Some enslaved men learned their barbering skills from their owners and those skills later gave them access to the elite or powerful White men who were among their clients as barbers.

On the back of this, people doubted Samuel T. Wilcox when he said he was going to make it in the grocery business. “I might have bought a farm and lived on my money, but I wished to show, if I could, that colored people could do something besides being barbers… Many advised me not to try and said nobody would buy groceries of a colored man,” Wilcox said of his business idea.

He proved everyone wrong as he became a grocer in 1850 and set up a high-end grocery store of a scale never seen before in America.

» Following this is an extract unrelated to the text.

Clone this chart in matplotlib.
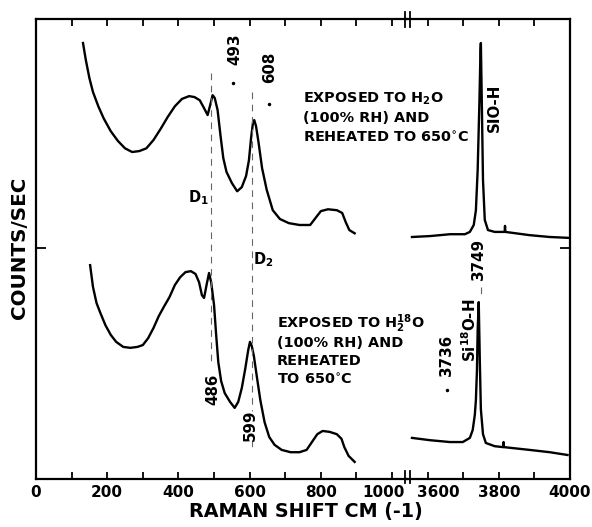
import matplotlib
matplotlib.use("Agg")
import matplotlib.pyplot as plt
from matplotlib.lines import Line2D
from matplotlib.transforms import ScaledTranslation

plt.rcParams['font.family'] = ['DejaVu Sans']
plt.rcParams['font.weight'] = 'bold'
plt.rcParams['mathtext.fontset'] = 'dejavusans'
plt.rcParams['mathtext.default'] = 'bf'

# ---------------- data (arbitrary counts/sec units) ----------------
# Upper spectrum (exposed to H2O), low-frequency region
h2o_low_shift = [132, 140, 150, 160, 175, 190, 210, 230, 250, 270, 290, 310, 330, 350, 370, 390,
                 410, 430, 445, 460, 472, 482, 490, 496, 502, 510, 518, 526, 535, 550, 565, 578,
                 590, 598, 604, 610, 613, 618, 625, 635, 648, 665, 685, 710, 740, 770, 785, 800,
                 820, 845, 860, 870, 880, 895]
h2o_low_counts = [94.4, 90.7, 86.8, 83.8, 80.7, 78.1, 75.3, 73.2, 71.6, 70.8, 71.0, 71.6, 73.4,
                  75.8, 78.4, 80.7, 82.3, 82.9, 82.7, 82.0, 80.3, 78.8, 81.2, 83.1, 82.5, 79.9,
                  74.5, 69.5, 66.5, 64.1, 62.3, 63.2, 65.6, 69.0, 73.8, 77.5, 77.7, 76.4, 72.9,
                  67.3, 62.6, 58.2, 56.3, 55.4, 55.0, 55.0, 56.5, 58.0, 58.4, 58.2, 57.6, 55.6,
                  53.9, 53.2]
# Upper spectrum, O-H stretching region
h2o_high_shift = [3555, 3606, 3662, 3704, 3718, 3729, 3735, 3740, 3745, 3748, 3749, 3752, 3755,
                  3760, 3769, 3788, 3816, 3817, 3818, 3886, 3943, 3999]
h2o_high_counts = [52.4, 52.6, 53.0, 53.0, 53.5, 55.0, 58.2, 66.9, 82.0, 92.9, 94.4, 79.9, 64.7,
                   56.1, 53.9, 53.5, 53.5, 54.8, 53.5, 52.8, 52.4, 52.2]

# Lower spectrum (exposed to H2 18O), low-frequency region
h218o_low_shift = [152, 160, 170, 180, 195, 210, 225, 245, 265, 285, 300, 315, 330, 345, 360, 375,
                   390, 405, 420, 435, 448, 458, 466, 472, 480, 486, 492, 500, 506, 512, 520, 530,
                   545, 558, 568, 578, 588, 596, 601, 606, 612, 620, 630, 642, 655, 670, 690, 715,
                   740, 760, 775, 790, 805, 825, 845, 858, 866, 878, 895]
h218o_low_counts = [46.3, 41.6, 38.1, 36.1, 33.3, 31.2, 29.7, 28.6, 28.4, 28.6, 29.0, 30.5, 32.7,
                    35.3, 37.4, 39.4, 42.0, 43.7, 44.8, 45.0, 44.4, 42.6, 39.8, 39.2, 42.4, 44.6,
                    42.6, 37.7, 31.2, 25.3, 21.2, 18.6, 16.7, 15.4, 16.7, 19.7, 24.0, 27.9, 29.7,
                    28.8, 26.6, 22.3, 17.1, 12.3, 9.1, 7.4, 6.3, 5.8, 5.8, 6.3, 8.0, 9.7, 10.4,
                    10.2, 9.7, 8.7, 6.9, 5.0, 3.7]
# Lower spectrum, O-H stretching region
h218o_high_shift = [3555, 3606, 3662, 3698, 3718, 3726, 3732, 3735, 3738, 3740, 3743, 3746, 3749,
                    3755, 3763, 3788, 3812, 3813, 3814, 3886, 3943, 3993]
h218o_high_counts = [8.9, 8.4, 8.0, 8.0, 8.9, 10.6, 13.9, 17.1, 23.6, 32.3, 38.3, 25.8, 15.1,
                     9.7, 7.8, 7.1, 6.9, 8.0, 6.9, 6.3, 5.8, 5.2]

low_ticks = [0, 100, 200, 300, 400, 500, 600, 700, 800, 900, 1000]
low_ticklabels = ['0', '', '200', '', '400', '', '600', '', '800', '', '1000']
high_ticks = [3600, 3700, 3800, 3900, 4000]
high_ticklabels = ['3600', '', '3800', '', '4000']

# ---------------- figure ----------------
W, H = 592, 527
fig = plt.figure(figsize=(W / 100, H / 100), dpi=100)
fig.patch.set_facecolor('white')

def fx(px):
    return px / W

def fy(py):
    return 1 - py / H

top_px, bot_px = 19, 479
left_px, brk_px, right_px = 36, 407, 570
axL = fig.add_axes([fx(left_px), fy(bot_px), fx(brk_px - left_px), (bot_px - top_px) / H])
axR = fig.add_axes([fx(brk_px), fy(bot_px), fx(right_px - brk_px), (bot_px - top_px) / H])
for ax in (axL, axR):
    ax.set_facecolor('none')
    ax.set_ylim(0, 99.6)
    for s in ax.spines.values():
        s.set_linewidth(1.6)
    ax.tick_params(axis='x', direction='in', top=True, bottom=True, length=5, width=1.3,
                   labelsize=11, pad=4)
    ax.tick_params(axis='y', direction='in', length=7, width=1.3, labelleft=False, labelright=False)

axL.set_xlim(0, 1042)
axR.set_xlim(3541, 4000)
axL.spines['right'].set_visible(False)
axR.spines['left'].set_visible(False)
axL.set_yticks([50])
axR.set_yticks([50])
axR.tick_params(axis='y', left=False, right=True)

axL.set_xticks(low_ticks)
axL.set_xticklabels(low_ticklabels, fontweight='bold')
axR.set_xticks(high_ticks)
axR.set_xticklabels(high_ticklabels, fontweight='bold')

# small shifts of crowded labels beside the axis break
lab1000 = axL.get_xticklabels()[-1]
lab1000.set_transform(lab1000.get_transform() + ScaledTranslation(-0.09, 0, fig.dpi_scale_trans))
lab3600 = axR.get_xticklabels()[0]
lab3600.set_transform(lab3600.get_transform() + ScaledTranslation(0.10, 0, fig.dpi_scale_trans))

lw = 1.7
axL.plot(h2o_low_shift, h2o_low_counts, color='black', lw=lw)
axL.plot(h218o_low_shift, h218o_low_counts, color='black', lw=lw)
axR.plot(h2o_high_shift, h2o_high_counts, color='black', lw=lw)
axR.plot(h218o_high_shift, h218o_high_counts, color='black', lw=lw)

# axis break marks
for xb in (405, 410):
    for (y0, y1) in ((top_px - 7, top_px + 8), (bot_px - 8, bot_px + 4)):
        fig.add_artist(Line2D([fx(xb), fx(xb)], [fy(y0), fy(y1)], color='black', lw=1.3))

# dashed guide lines
dkw = dict(color='0.4', lw=0.8, dashes=(6, 5))
axL.plot([492, 492], [88, 24.5], **dkw)
axL.plot([607, 607], [83.8, 14.8], **dkw)
axL.plot([607, 607], [8.4, 6.6], **dkw)
axR.plot([3749, 3749], [41.5, 39.5], **dkw)

# annotations
tkw = dict(fontsize=10.4, fontweight='bold', color='black')
rkw = dict(fontsize=10.8, fontweight='bold', color='black', rotation=90, ha='center', va='center')
axL.text(559, 93.1, '493', **rkw)
axL.plot([553], [85.7], 'k.', ms=3)
axL.text(657, 89.2, '608', **rkw)
axL.plot([654], [81.2], 'k.', ms=3)
axL.text(455, 61.0, r'D$_{1}$', ha='center', va='center', fontsize=10.5, fontweight='bold')
axL.text(638, 47.4, r'D$_{2}$', ha='center', va='center', fontsize=10.5, fontweight='bold')
axL.text(750, 81.4, r'EXPOSED TO H$_{2}$O', va='baseline', **tkw)
axL.text(750, 77.3, '(100% RH) AND', va='baseline', **tkw)
axL.text(750, 72.9, 'REHEATED TO 650$^{\\circ}$C', va='baseline', **tkw)
axR.text(3788, 80.3, 'SIO-H', **rkw)
axR.text(3743, 47.6, '3749', **rkw)

axL.text(677, 32.7, r'EXPOSED TO H$_{2}^{18}$O', va='baseline', **tkw)
axL.text(677, 28.6, '(100% RH) AND', va='baseline', **tkw)
axL.text(677, 24.7, 'REHEATED', va='baseline', **tkw)
axL.text(677, 20.6, 'TO 650$^{\\circ}$C', va='baseline', **tkw)
axL.text(497, 19.3, '486', **rkw)
axL.text(601, 11.7, '599', **rkw)
axR.text(3653, 26.8, '3736', **rkw)
axR.plot([3653], [19.3], 'k.', ms=3)
axR.text(3718, 32.3, r'Si$^{18}$O-H', **rkw)

fig.text(fx(20), fy(248), 'COUNTS/SEC', rotation=90, ha='center', va='center',
         fontsize=14.3, fontweight='bold')
fig.text(fx(306), fy(512), 'RAMAN SHIFT CM (-1)', ha='center', va='center',
         fontsize=13.8, fontweight='bold')

fig.savefig('out.png', dpi=100, facecolor='white')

His grocery store was located in Cincinnati, at Broadway and Fifth Street. At the time he started this venture, Wilcox had also established pickling and preserving business. His grocery business picked up because he focused on “fancy groceries that were not kept at the time.” He became known for cigars, first quality hams, liquors, all kinds of dried fruit, the best brands of sugars, fine soaps and molasses, according to the book, History of the Negro Race in America.

Wealthy people or people of high standing were his customers. It is possible that no grocer of his time in Cincinnati did so large a business as Wilcox, as pointed out by the book.

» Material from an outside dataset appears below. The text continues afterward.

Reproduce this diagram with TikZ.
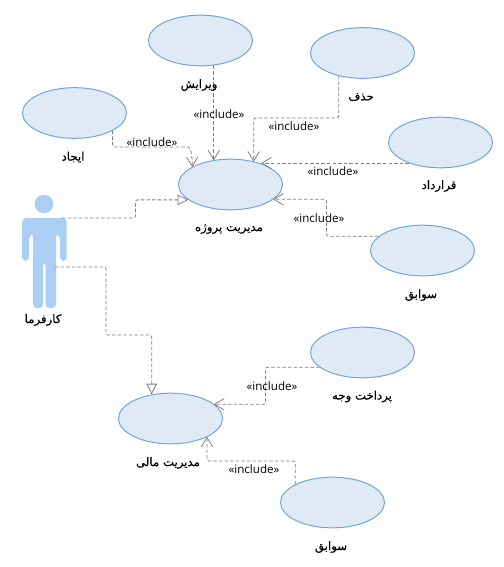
\documentclass[tikz,border=0pt]{standalone}
\usepackage{fontspec}
\usetikzlibrary{shapes.geometric,arrows.meta}
\setmainfont{Open Sans}
\TeXXeTstate=1
\newfontfamily\arabicfont[Script=Arabic,FakeBold=0.3]{DejaVu Sans}
\definecolor{ucfill}{HTML}{E0EAF5}
\definecolor{ucline}{HTML}{6FA5DD}
\definecolor{actorblue}{HTML}{AACFF2}
\definecolor{connline}{HTML}{808080}
\tikzset{
  usecase/.style={ellipse,draw=ucline,fill=ucfill,line width=0.75pt,minimum width=78pt,minimum height=38pt,inner sep=0pt},
  conn/.style={draw=connline,line width=0.6pt,dash pattern=on 2.6pt off 1.6pt},
  incl/.style={conn,-{Straight Barb[length=7pt,width=8.5pt,line width=0.6pt,round=false]},rounded corners=1.5pt},
  gener/.style={conn,-{Triangle[open,length=8pt,width=8pt,fill=white,line width=0.6pt]},rounded corners=1.5pt},
  ulabel/.style={inner sep=0pt,font=\arabicfont\fontsize{8.8}{10}\selectfont,text=black},
  stereo/.style={inner sep=0pt,font=\fontsize{8.7}{10}\selectfont,text=black},
}
\begin{document}
\begin{tikzpicture}[x=0.75pt,y=-0.75pt]
\useasboundingbox (0,0) rectangle (503,567);
\node[usecase] (ijad) at (74.5,113) {};
\node[usecase] (vir) at (200.5,40.5) {};
\node[usecase] (hazf) at (362.5,53) {};
\node[usecase] (ghar) at (440.5,142.5) {};
\node[usecase] (mod) at (230.5,184.5) {};
\node[usecase] (sav) at (422.5,250.5) {};
\node[usecase] (pard) at (362.5,352.5) {};
\node[usecase] (mali) at (170.5,418.5) {};
\node[usecase] (savb) at (332.5,502.5) {};
% actor
\fill[actorblue] (44,204) circle[radius=9.3];
\coordinate (actorshoulder) at (62,218);
\coordinate (actorhip) at (55,267);
\fill[actorblue,rounded corners=3pt]
  (22,261) -- (22,218) -- (66.7,218) -- (66.7,261) -- (60,261) -- (60,236) -- (56,233) -- (56,308) -- (45.5,308) -- (45.5,262) -- (43,262) -- (43,308) -- (33,308) -- (33,233) -- (29,236) -- (29,261) -- cycle;
% connectors
\draw[incl] (ijad.-25.6) |- (186,147) .. controls (190,147) and (192,152) .. (mod.155.4);
\draw[incl] (vir.-62.2) -- (vir.-62.2 |- mod.125.2);
\draw[incl] (hazf.-136.7) |- (300,118) -| (mod.45);
\draw[incl] (ghar.213.9) -- (mod.34.1 |- ghar.213.9);
\draw[incl] (sav.162) -| (326.5,220) |- (mod.-19);
\draw[gener] (actorshoulder) -| (135.5,209) |- (mod.200);
\draw[gener] (actorhip) -| (106,335) -| (mali.128.7);
\draw[incl] (pard.199.1) -| (265.5,385) |- (mali.18.4);
\draw[incl] (savb.154.2) |- (250,461) -| (mali.-27);
% labels
\node[ulabel] (l1) at (73,157) {\beginR ایجاد\endR};
\node[ulabel] (l2) at (199,85) {\beginR ویرایش\endR};
\node[ulabel] (l3) at (361,97) {\beginR حذف\endR};
\node[ulabel] (l4) at (439,186) {\beginR قرارداد\endR};
\node[ulabel] (l5) at (229,229) {\beginR مدیریت پروژه\endR};
\node[ulabel] (l6) at (421,295) {\beginR سوابق\endR};
\node[ulabel] (l7) at (43,320) {\beginR کارفرما\endR};
\node[ulabel] (l8) at (362,396.5) {\beginR پرداخت وجه\endR};
\node[ulabel] (l9) at (168,463) {\beginR مدیریت مالی\endR};
\node[ulabel] (l10) at (331,547) {\beginR سوابق\endR};
\node[stereo] (s1) at (152,142) {«include»};
\node[stereo] (s2) at (219,114.5) {«include»};
\node[stereo] (s3) at (294,126.5) {«include»};
\node[stereo] (s4) at (333,171.5) {«include»};
\node[stereo] (s5) at (319,218) {«include»};
\node[stereo] (s6) at (272,386) {«include»};
\node[stereo] (s7) at (254,469) {«include»};
\end{tikzpicture}
\end{document}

Born in Fredericksburg, Virginia around 1814, Wilcox grew up in Cincinnati, Ohio, and soon became well known in the city as one of the founders of the Iron Chest Company in 1839, a financial institution that was also into real estate. Before his grocery business, Wilcox had also been a boat steward on the Mississippi and Ohio Rivers. He was able to save money and acquire the necessary skills in trading and keeping accounts, as stated by this report.

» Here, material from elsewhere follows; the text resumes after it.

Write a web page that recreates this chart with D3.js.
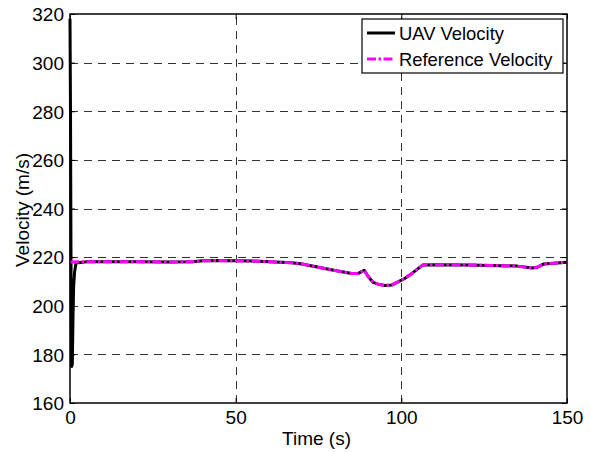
<!DOCTYPE html>
<html>
<head>
<meta charset="utf-8">
<script src="https://cdn.jsdelivr.net/npm/d3@7"></script>
<style>
  html, body { margin: 0; padding: 0; background: #fff; }
  svg { display: block; font-family: "Liberation Sans", Arial, sans-serif; }
</style>
</head>
<body>
<svg id="chart" width="591" height="452"></svg>
<script>
// Reference velocity profile (time in s, speed in m/s)
const refTime  = [0, 5, 10, 20, 30, 37, 40, 45, 50, 55, 60, 67, 70, 75, 80, 85, 87, 88.8, 90, 91.5, 93, 95, 97, 99, 101, 103.5, 106.5, 110, 120, 130, 135, 139.5, 141, 143, 146, 150];
const refSpeed = [218, 218.1, 218.1, 218.1, 218.0, 218.1, 218.5, 218.6, 218.5, 218.4, 218.1, 217.7, 217.2, 215.8, 214.5, 213.3, 213.3, 214.6, 212.0, 209.6, 208.9, 208.3, 208.5, 209.8, 211.2, 213.6, 216.8, 216.9, 216.8, 216.5, 216.3, 215.5, 215.8, 217.2, 217.5, 217.9];

// UAV start-up transient before it settles onto the reference
const uavStartTime  = [0, 0.15, 0.35, 0.5, 0.7, 0.9, 1.1, 1.4, 1.8];
const uavStartSpeed = [318, 280, 200, 175, 176, 195, 208, 214, 217.6];

const xTicks = [0, 50, 100, 150];
const yTicks = [160, 180, 200, 220, 240, 260, 280, 300, 320];
const seriesNames = ["UAV Velocity", "Reference Velocity"];

const refData = refTime.map((t, i) => ({ t, v: refSpeed[i] }));
const uavData = uavStartTime.map((t, i) => ({ t, v: uavStartSpeed[i] }))
  .concat(refData.filter(d => d.t > 2));

const svg = d3.select("#chart");
const plotLeft = 70, plotRight = 567, plotTop = 14, plotBottom = 403;

const x = d3.scaleLinear().domain([0, 150]).range([plotLeft, plotRight]);
const y = d3.scaleLinear().domain([160, 320]).range([plotBottom, plotTop]);

// dashed grid
const grid = svg.append("g").attr("stroke", "#000").attr("stroke-width", 0.8)
  .attr("stroke-dasharray", "8,6").attr("shape-rendering", "crispEdges");
grid.selectAll(".gx").data(xTicks.slice(1, -1)).enter().append("line")
  .attr("x1", d => Math.round(x(d)) + 0.5).attr("x2", d => Math.round(x(d)) + 0.5)
  .attr("y1", plotBottom).attr("y2", plotTop);
grid.selectAll(".gy").data(yTicks.slice(1, -1)).enter().append("line")
  .attr("y1", d => Math.round(y(d)) + 0.5).attr("y2", d => Math.round(y(d)) + 0.5)
  .attr("x1", plotLeft).attr("x2", plotRight);

// axes
const fontSize = 19;
const xAxis = svg.append("g").attr("transform", `translate(0,${plotBottom})`)
  .call(d3.axisBottom(x).tickValues(xTicks).tickSize(-5).tickPadding(7.5));
const yAxis = svg.append("g").attr("transform", `translate(${plotLeft},0)`)
  .call(d3.axisLeft(y).tickValues(yTicks).tickSize(-5).tickPadding(6));
svg.append("g").attr("transform", `translate(0,${plotTop})`)
  .call(d3.axisTop(x).tickValues(xTicks).tickSize(-5).tickFormat(""));
svg.append("g").attr("transform", `translate(${plotRight},0)`)
  .call(d3.axisRight(y).tickValues(yTicks).tickSize(-5).tickFormat(""));
svg.selectAll(".domain").remove();
svg.selectAll(".tick line").attr("stroke", "#000");
[xAxis, yAxis].forEach(a => a.selectAll("text")
  .attr("fill", "#000").style("font-size", fontSize + "px")
  .style("font-family", "'Liberation Sans', Arial, sans-serif"));
yAxis.selectAll("text").attr("dy", "0.36em");

// series
const line = d3.line().x(d => x(d.t)).y(d => y(d.v));
svg.append("path").datum(uavData).attr("d", line)
  .attr("fill", "none").attr("stroke", "#000").attr("stroke-width", 3)
  .attr("stroke-linejoin", "round");
svg.append("path").datum(refData).attr("d", line)
  .attr("fill", "none").attr("stroke", "#ff00ff").attr("stroke-width", 3)
  .attr("stroke-dasharray", "9,2.5,2.5,2.5");

// plot frame
svg.append("rect").attr("x", plotLeft).attr("y", plotTop)
  .attr("width", plotRight - plotLeft).attr("height", plotBottom - plotTop)
  .attr("fill", "none").attr("stroke", "#000").attr("stroke-width", 1.5);

// axis titles
svg.append("text").attr("x", 316.5).attr("y", 445)
  .attr("text-anchor", "middle").style("font-size", fontSize + "px").text("Time (s)");
svg.append("text").attr("transform", `translate(29,210) rotate(-90)`)
  .attr("text-anchor", "middle").style("font-size", fontSize + "px").text("Velocity (m/s)");

// legend
const lg = svg.append("g");
lg.append("rect").attr("x", 362).attr("y", 19).attr("width", 201).attr("height", 54)
  .attr("fill", "#fff").attr("stroke", "#000").attr("stroke-width", 1.2);
const rows = [
  { name: seriesNames[0], color: "#000", dash: null, yy: 33 },
  { name: seriesNames[1], color: "#ff00ff", dash: "9,2.5,2.5,2.5", yy: 59 }
];
rows.forEach(r => {
  lg.append("line").attr("x1", 367).attr("x2", 395).attr("y1", r.yy).attr("y2", r.yy)
    .attr("stroke", r.color).attr("stroke-width", 3).attr("stroke-dasharray", r.dash);
  lg.append("text").attr("x", 399).attr("y", r.yy).attr("dy", "0.36em")
    .style("font-size", "18.4px").text(r.name);
});
</script>
</body>
</html>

Those skills came in handy when he started his “Fancy & Staple Groceries” business, becoming the most successful Black entrepreneur in wholesale food distribution at the time. He started the business with $25,000 and made $100,000 to $140,000 in annual sales (more than $4.2 million now). After starting his shop in Cincinnati, Wilcox expanded to wholesale markets in New York, Boston, and Baltimore.

At the same time, he maintained a local retail trade among elite White families. Besides being a grocer and real estate mogul, he was also a hotelier, as he reportedly owned the Dumas House.

His grocery business, which made him popular, later failed largely because of “extravagant habits” and his indifferent attitude toward business. Wilcox married Louisa T. Wilson and they had a son named after him. Wilcox later died in his home after a short illness. Reports say that at the time of his death, he was the Steward of Central Pacific Railroad Company steamer named “Julia”. His estate had an estimated worth of $60,000.